Print the entries below exactly as they appear, from the first line up to and including the line with "fit_lower = (20.8, 0.670)". Do not print any pictures.
******************************
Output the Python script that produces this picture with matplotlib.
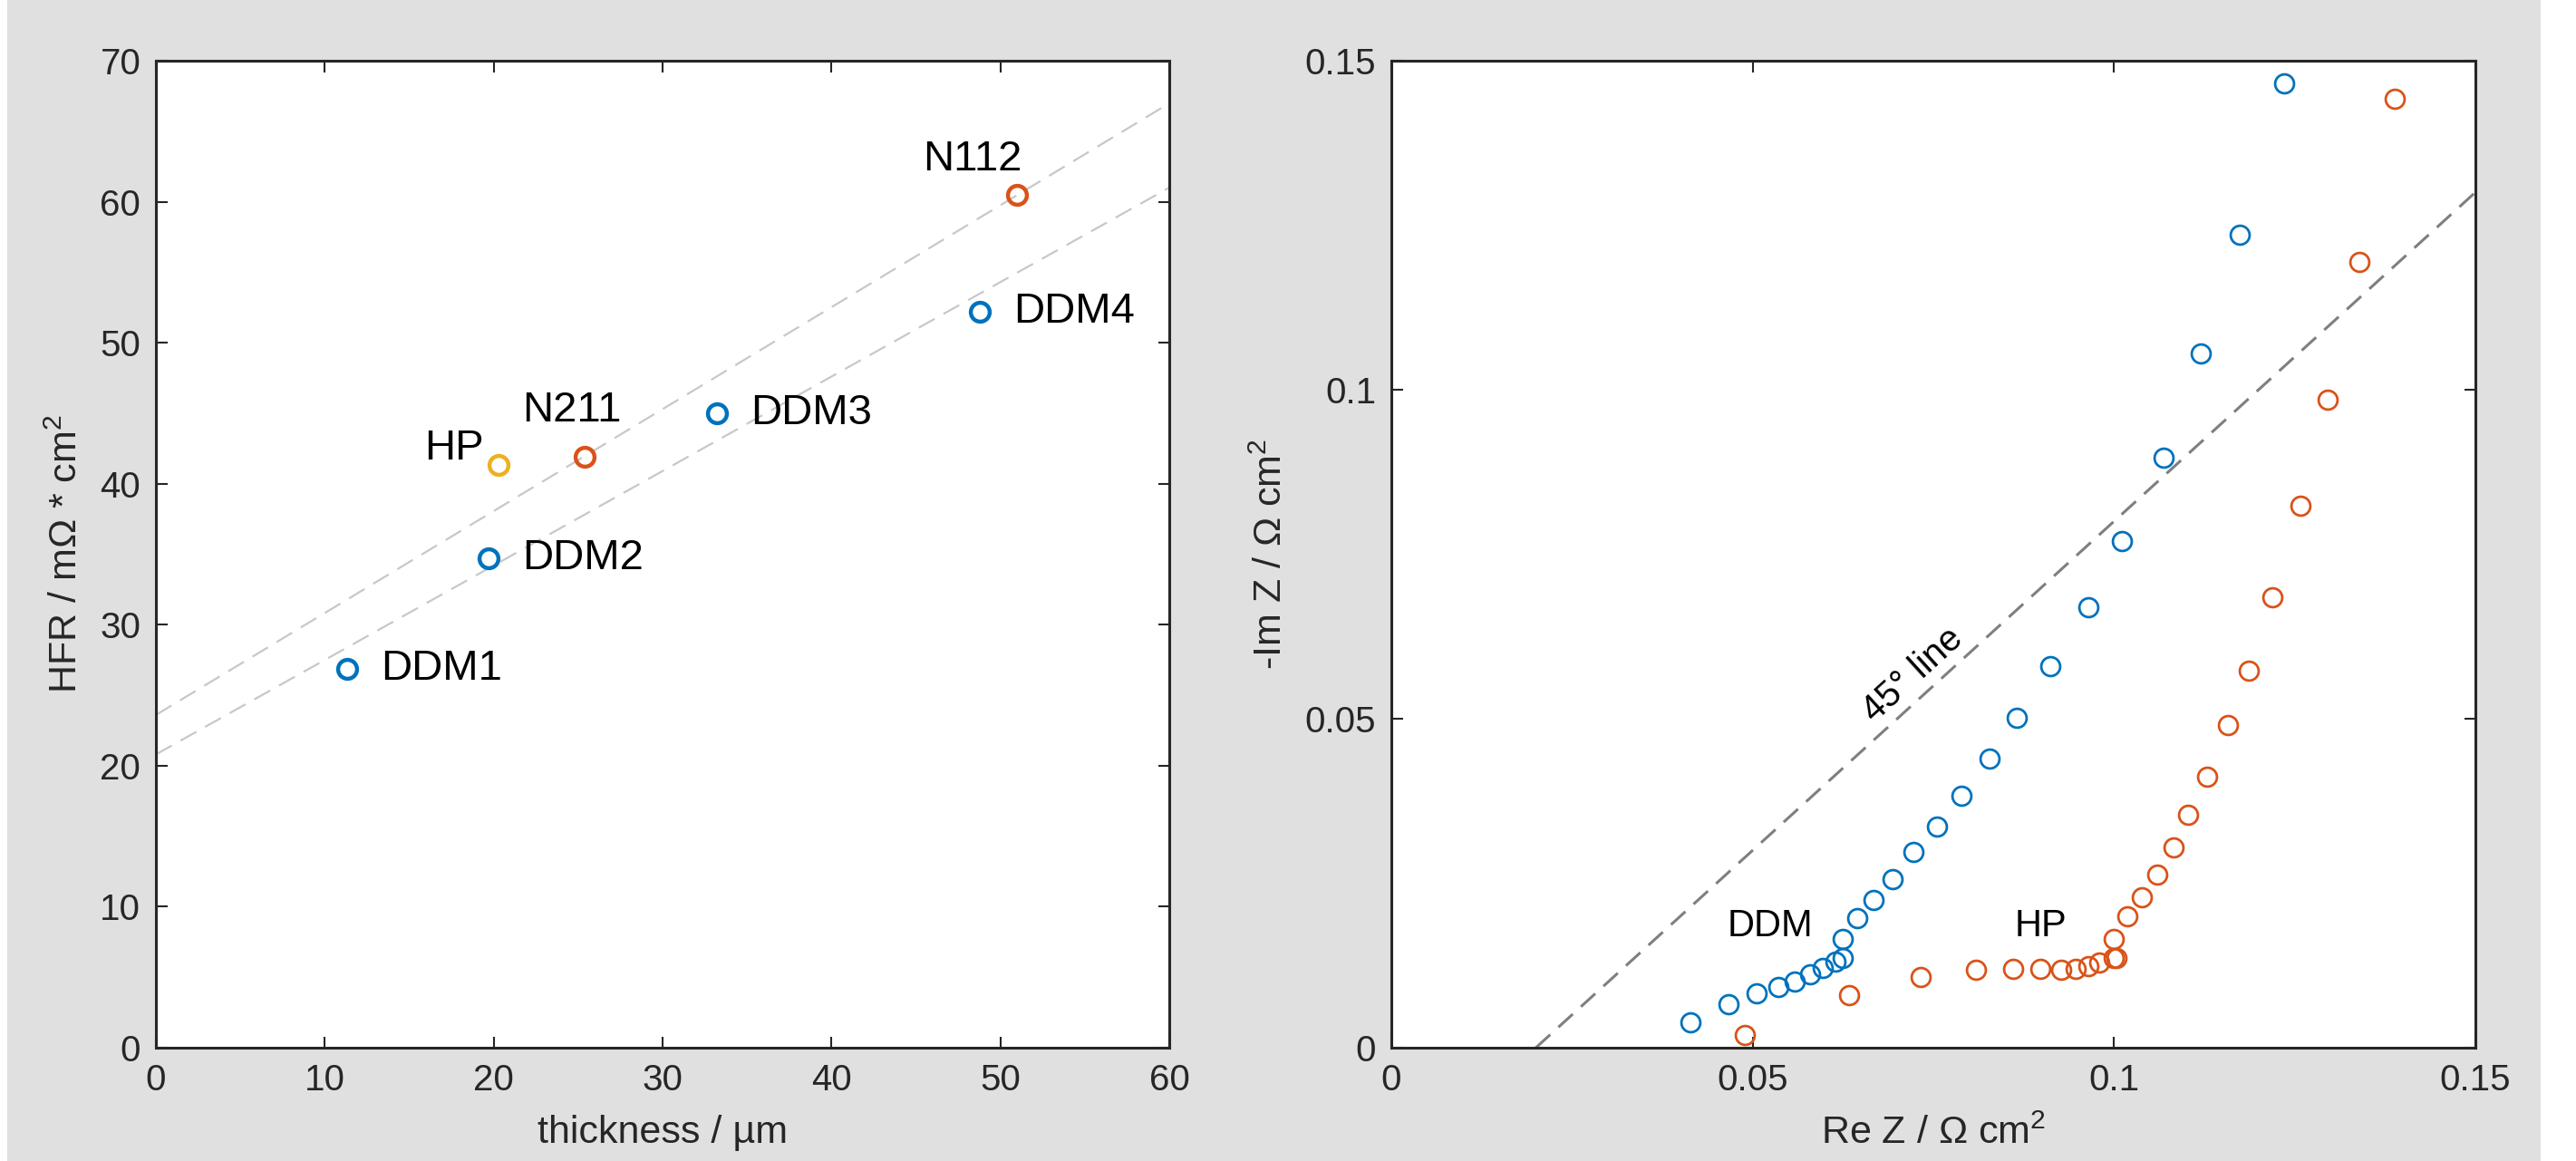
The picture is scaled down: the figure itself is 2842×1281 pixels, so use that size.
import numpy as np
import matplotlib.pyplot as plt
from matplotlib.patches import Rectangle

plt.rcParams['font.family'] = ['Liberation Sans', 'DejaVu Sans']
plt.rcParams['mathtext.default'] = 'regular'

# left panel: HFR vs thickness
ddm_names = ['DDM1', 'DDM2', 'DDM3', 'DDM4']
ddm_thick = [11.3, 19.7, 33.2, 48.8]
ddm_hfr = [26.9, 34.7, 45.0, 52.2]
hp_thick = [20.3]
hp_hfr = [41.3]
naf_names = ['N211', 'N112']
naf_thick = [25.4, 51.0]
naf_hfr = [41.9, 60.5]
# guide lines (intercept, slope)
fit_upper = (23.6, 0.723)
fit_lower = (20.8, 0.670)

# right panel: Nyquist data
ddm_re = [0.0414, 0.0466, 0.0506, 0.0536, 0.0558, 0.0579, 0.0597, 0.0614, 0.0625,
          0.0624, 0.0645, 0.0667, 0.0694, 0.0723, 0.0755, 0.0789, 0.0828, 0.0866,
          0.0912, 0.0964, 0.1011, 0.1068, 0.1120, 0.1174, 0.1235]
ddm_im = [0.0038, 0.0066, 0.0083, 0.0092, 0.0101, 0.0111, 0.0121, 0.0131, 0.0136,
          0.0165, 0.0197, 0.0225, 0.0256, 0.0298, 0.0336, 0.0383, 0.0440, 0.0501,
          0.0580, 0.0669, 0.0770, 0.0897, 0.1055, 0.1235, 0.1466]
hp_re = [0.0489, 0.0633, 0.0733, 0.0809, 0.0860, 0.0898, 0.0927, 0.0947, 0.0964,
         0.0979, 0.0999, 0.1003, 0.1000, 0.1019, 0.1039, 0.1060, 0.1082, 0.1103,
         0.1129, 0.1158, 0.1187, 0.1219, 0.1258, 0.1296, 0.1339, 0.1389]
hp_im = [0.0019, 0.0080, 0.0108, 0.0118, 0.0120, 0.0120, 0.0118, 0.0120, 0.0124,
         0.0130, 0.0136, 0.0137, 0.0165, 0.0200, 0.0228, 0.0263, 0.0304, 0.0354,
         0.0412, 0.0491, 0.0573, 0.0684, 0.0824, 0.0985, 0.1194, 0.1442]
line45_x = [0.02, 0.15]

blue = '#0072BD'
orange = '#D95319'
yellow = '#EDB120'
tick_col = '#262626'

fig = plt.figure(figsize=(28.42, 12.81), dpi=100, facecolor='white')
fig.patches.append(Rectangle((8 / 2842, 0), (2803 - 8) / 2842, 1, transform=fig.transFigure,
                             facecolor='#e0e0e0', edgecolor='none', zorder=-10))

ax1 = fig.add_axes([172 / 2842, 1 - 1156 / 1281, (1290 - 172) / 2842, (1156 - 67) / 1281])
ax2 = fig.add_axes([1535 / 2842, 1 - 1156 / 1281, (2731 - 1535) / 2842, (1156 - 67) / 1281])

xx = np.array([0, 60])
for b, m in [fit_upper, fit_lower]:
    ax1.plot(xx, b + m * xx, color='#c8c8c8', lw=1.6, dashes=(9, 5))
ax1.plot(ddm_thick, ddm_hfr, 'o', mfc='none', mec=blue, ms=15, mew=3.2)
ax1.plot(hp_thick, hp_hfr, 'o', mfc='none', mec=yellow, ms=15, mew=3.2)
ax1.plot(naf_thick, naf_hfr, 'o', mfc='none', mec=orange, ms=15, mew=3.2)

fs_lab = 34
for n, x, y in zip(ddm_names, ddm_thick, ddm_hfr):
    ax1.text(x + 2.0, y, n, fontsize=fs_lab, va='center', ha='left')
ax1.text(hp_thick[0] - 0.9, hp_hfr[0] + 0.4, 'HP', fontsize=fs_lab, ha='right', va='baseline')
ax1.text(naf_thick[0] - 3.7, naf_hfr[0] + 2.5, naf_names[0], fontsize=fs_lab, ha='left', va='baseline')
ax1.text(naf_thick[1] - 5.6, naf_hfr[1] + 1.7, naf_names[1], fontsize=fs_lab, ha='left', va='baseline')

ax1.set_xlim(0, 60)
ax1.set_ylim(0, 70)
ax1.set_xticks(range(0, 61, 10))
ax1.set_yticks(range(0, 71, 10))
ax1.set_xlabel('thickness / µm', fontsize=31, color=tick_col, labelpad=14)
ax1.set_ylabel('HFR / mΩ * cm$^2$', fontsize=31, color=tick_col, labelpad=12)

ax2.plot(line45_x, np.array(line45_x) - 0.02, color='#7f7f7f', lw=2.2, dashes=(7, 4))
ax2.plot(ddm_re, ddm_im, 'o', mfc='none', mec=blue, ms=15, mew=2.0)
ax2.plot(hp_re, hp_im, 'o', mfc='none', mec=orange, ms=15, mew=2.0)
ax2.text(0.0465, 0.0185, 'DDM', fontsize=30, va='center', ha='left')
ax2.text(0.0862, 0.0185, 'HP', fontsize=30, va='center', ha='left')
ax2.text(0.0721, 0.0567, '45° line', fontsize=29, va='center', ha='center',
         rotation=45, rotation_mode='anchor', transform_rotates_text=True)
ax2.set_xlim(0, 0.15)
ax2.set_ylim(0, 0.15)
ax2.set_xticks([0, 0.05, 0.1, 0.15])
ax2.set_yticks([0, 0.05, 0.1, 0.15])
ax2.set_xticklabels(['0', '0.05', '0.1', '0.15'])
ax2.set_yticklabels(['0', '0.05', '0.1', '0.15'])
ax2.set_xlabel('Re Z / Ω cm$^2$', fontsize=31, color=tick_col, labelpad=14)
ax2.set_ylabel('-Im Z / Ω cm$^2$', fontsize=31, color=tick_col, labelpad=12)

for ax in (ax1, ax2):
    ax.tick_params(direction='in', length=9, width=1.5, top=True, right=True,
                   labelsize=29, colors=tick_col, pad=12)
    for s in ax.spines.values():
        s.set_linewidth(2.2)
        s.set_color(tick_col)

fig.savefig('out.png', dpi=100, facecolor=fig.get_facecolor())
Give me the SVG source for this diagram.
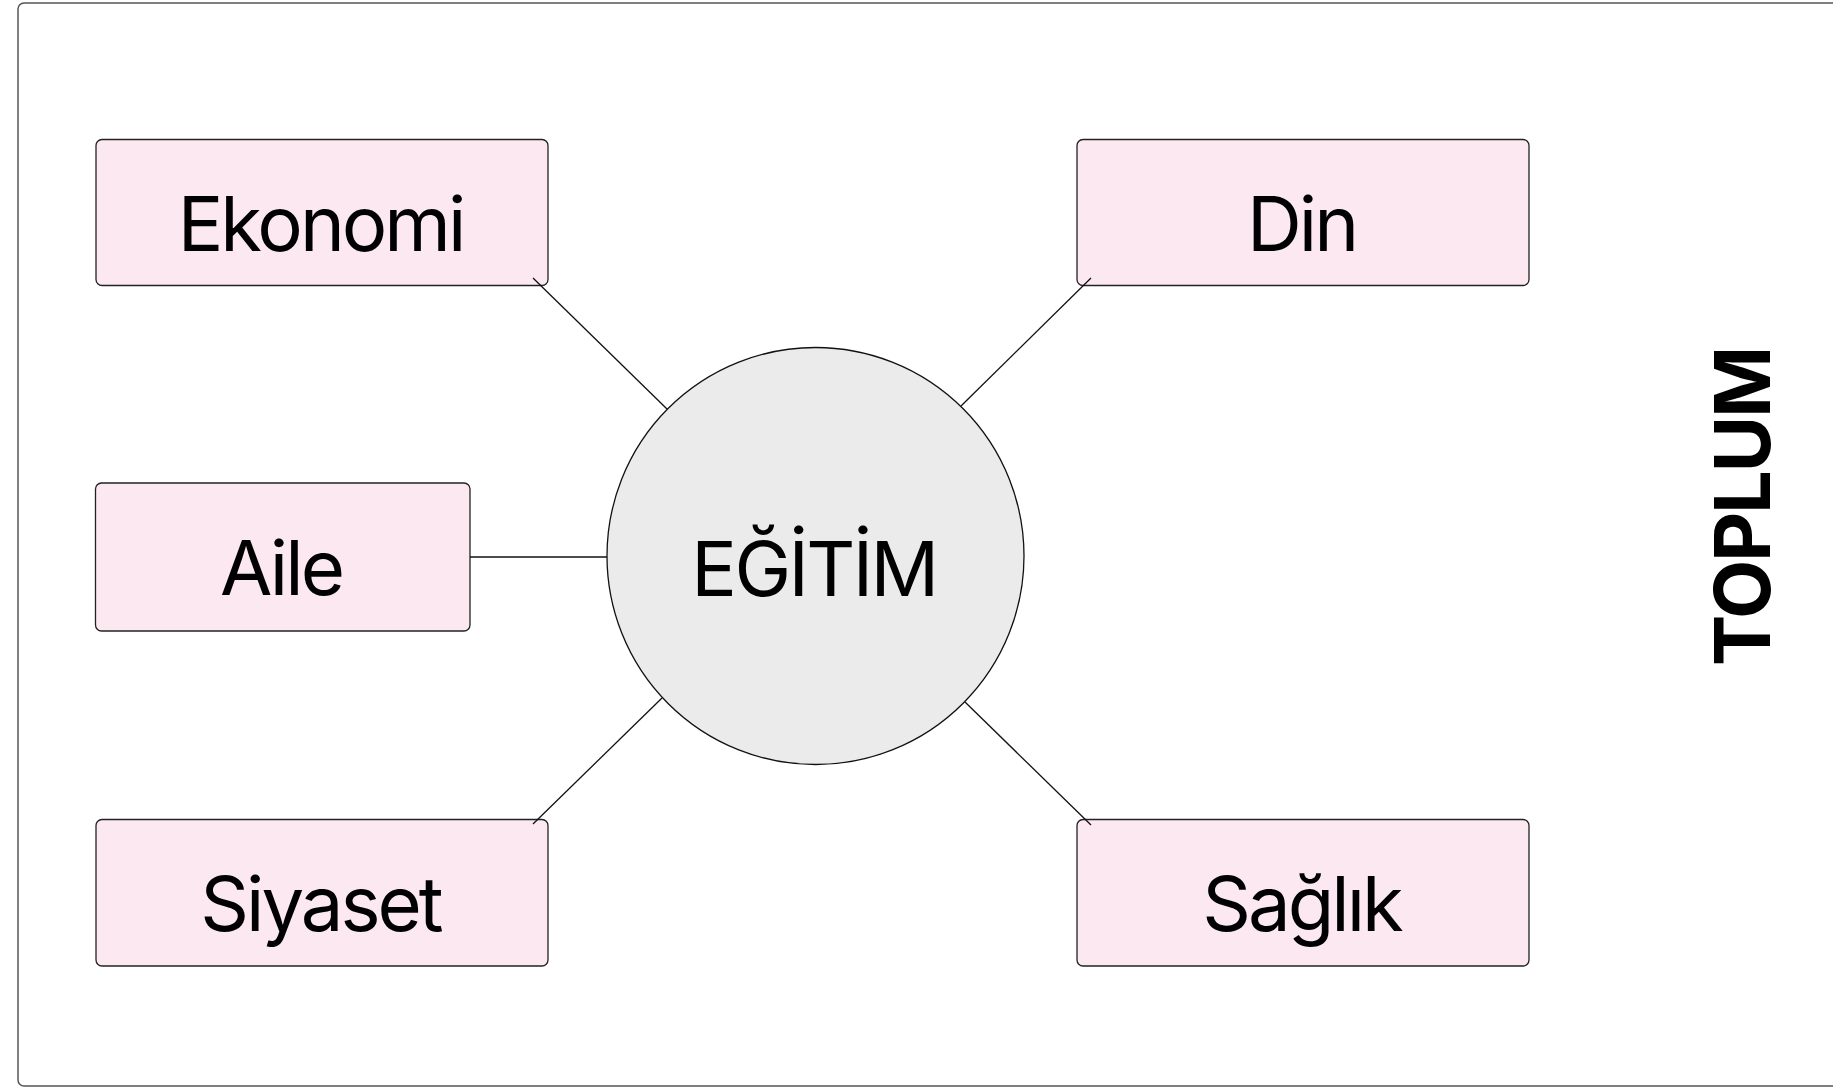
******************************
(Answer for this exercise):
Output the Python script that produces this picture with matplotlib.
The picture is scaled down: the figure itself is 2842×1281 pixels, so use that size.
import numpy as np
import matplotlib.pyplot as plt
from matplotlib.patches import Rectangle

plt.rcParams['font.family'] = ['Liberation Sans', 'DejaVu Sans']
plt.rcParams['mathtext.default'] = 'regular'

# left panel: HFR vs thickness
ddm_names = ['DDM1', 'DDM2', 'DDM3', 'DDM4']
ddm_thick = [11.3, 19.7, 33.2, 48.8]
ddm_hfr = [26.9, 34.7, 45.0, 52.2]
hp_thick = [20.3]
hp_hfr = [41.3]
naf_names = ['N211', 'N112']
naf_thick = [25.4, 51.0]
naf_hfr = [41.9, 60.5]
# guide lines (intercept, slope)
fit_upper = (23.6, 0.723)
fit_lower = (20.8, 0.670)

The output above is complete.